Karl van Welden presents a glimpse of some almost unthinkable future, condensed into a single object. A single record, Carl Reinecke’s plaintive Elegie, plays on a turntable encased in glass, while a fine trickle of ash – like the detritus of disaster, or the harbinger of a great collapse – falls steadily down on the vinyl. Over the course of playback, the buildup of dust first gently then more insistently interferes with the music, until the quantity is so great it overwhelms the record-player’s needle and the turntable falls silent. Ostensibly simple, A Fall asks deep questions about decay, fate and our sense of purpose.

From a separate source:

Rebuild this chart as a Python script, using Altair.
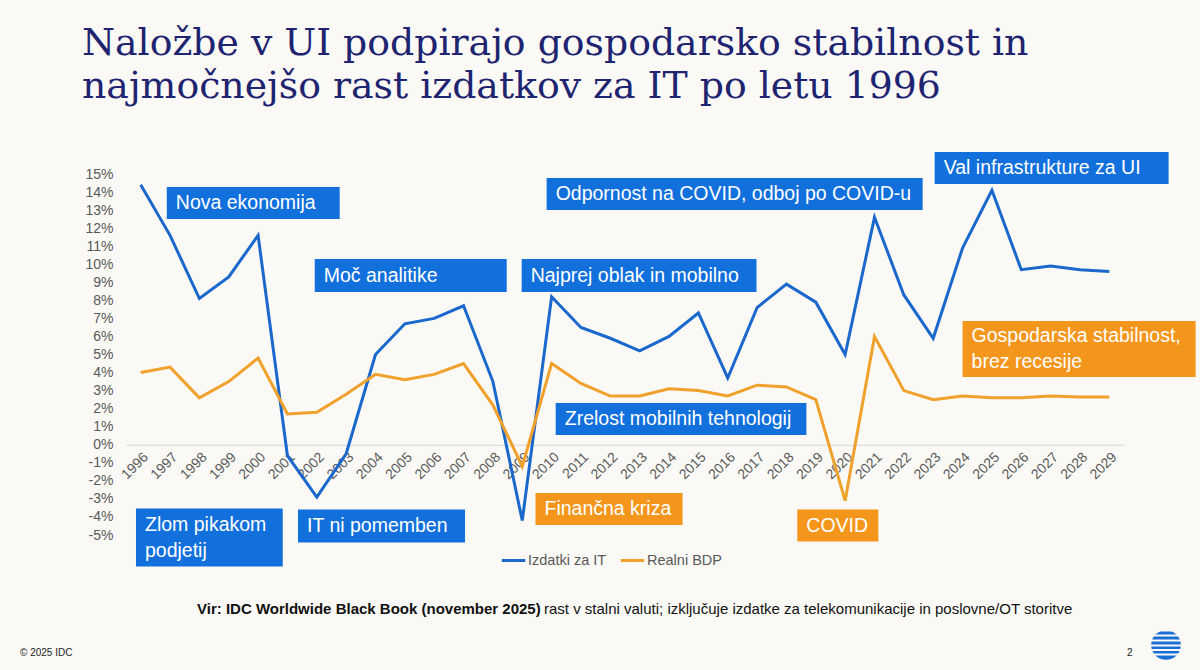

Joan Brossa didn’t make me

The Barcelona-based sound artists cabosanroque play tribute to the great Catalan writer Joan Brossa in this kinetic response to his poetry and prose works. Drawing on Brossa’s notion of a ‘performative machine’, cabosanroque have assembled something part model landscape, part vast jerry-rigged steampunk invention. Analogue machinery – a heap of typewriters, a thicket of steel tape-measures – and household objects are turned into instruments producing a thunderous percussive soundtrack, as if the miniaturised landscape is undergoing an industrial revolution. White light blazes up through the jiggling, rattling instruments; a paper structure like a cloud inflates and glows with inner light. This machine’s purpose may remain ambiguous, but its effect is powerful and unforgettable.

Aquaphoneia

Investigating sonic technologies and the transmutation of voice into matter, Navid Navab & Michael Montanaro’s Aquaphoneia is an odd alchemical assemblage capable of liquifying sounds. Thermodynamically processing people’s voice offerings, Aquaphoneia is something like a record player reverse-engineered by a people who can speak underwater. Visitors can speak into a large horn and hear their aqueous voice alchemically transformed by a series of obscure glass instruments into a burbling, underwater tongue. These sounds are fed through strange kinetic instruments activated by the drip of liquids, aquasonic devices that seem on the verge of replying in a human language construed entirely from water. In another part of the work, voices can be made out in the crackling of an unfading globe of fire, like some promethean folly, extracting ‘phonetic vapour’, ‘spectral mist’ and alchemico-sonic gold. Linguistics meets alchemy in this fantastical liquification of the ways we communicate.

 

Furniture Music

The London-based Japanese sound artist and composer Yuri Suzuki draws on the musique concrète of such composers as Brian Eno and Erik Satie, seeking to turn noises that we consider disruptive or distracting into more pleasurable sound. A series of charming lo-fi devices suggest ways to improve the sound of domestic life: an acoustic chamber table, resembling three conjoined guitars, amplifies ambient noise to make conversation easier; a music box replaces the harsh buzz of a mobile phone ringtone; and some of the most disruptively noisy domestic devices, washing machines, become instruments playing an atonal yet compelling music. In the installation Sound of the Waves, meanwhile, rainsticks revolve at rates determined by tidal data, filling an otherwise empty room with the evocative sound of the sea.

 

Primordial Waters

Two Sonica favourites come together for the first time, as visual artist Heather Lander and musician and composer Alex Smoke present Primordial Waters. Noting how advances in science and technology seem to be turning our attention ever further away from the natural world, the artists seek to remind audiences of our most fundamental history: our common origins in water. Beginning from an elevated perspective, Primordial Waters gradually draws audiences closer into its mesmerising weather-pattern swirl of mists and water, the pull of tides, the movement of water that’s sometimes calm and sometimes tempestuous. The effect is mesmerising and meditative – a reminder to slow down, remember our place in the world, and commemorate the natural laws that bind us to our planet.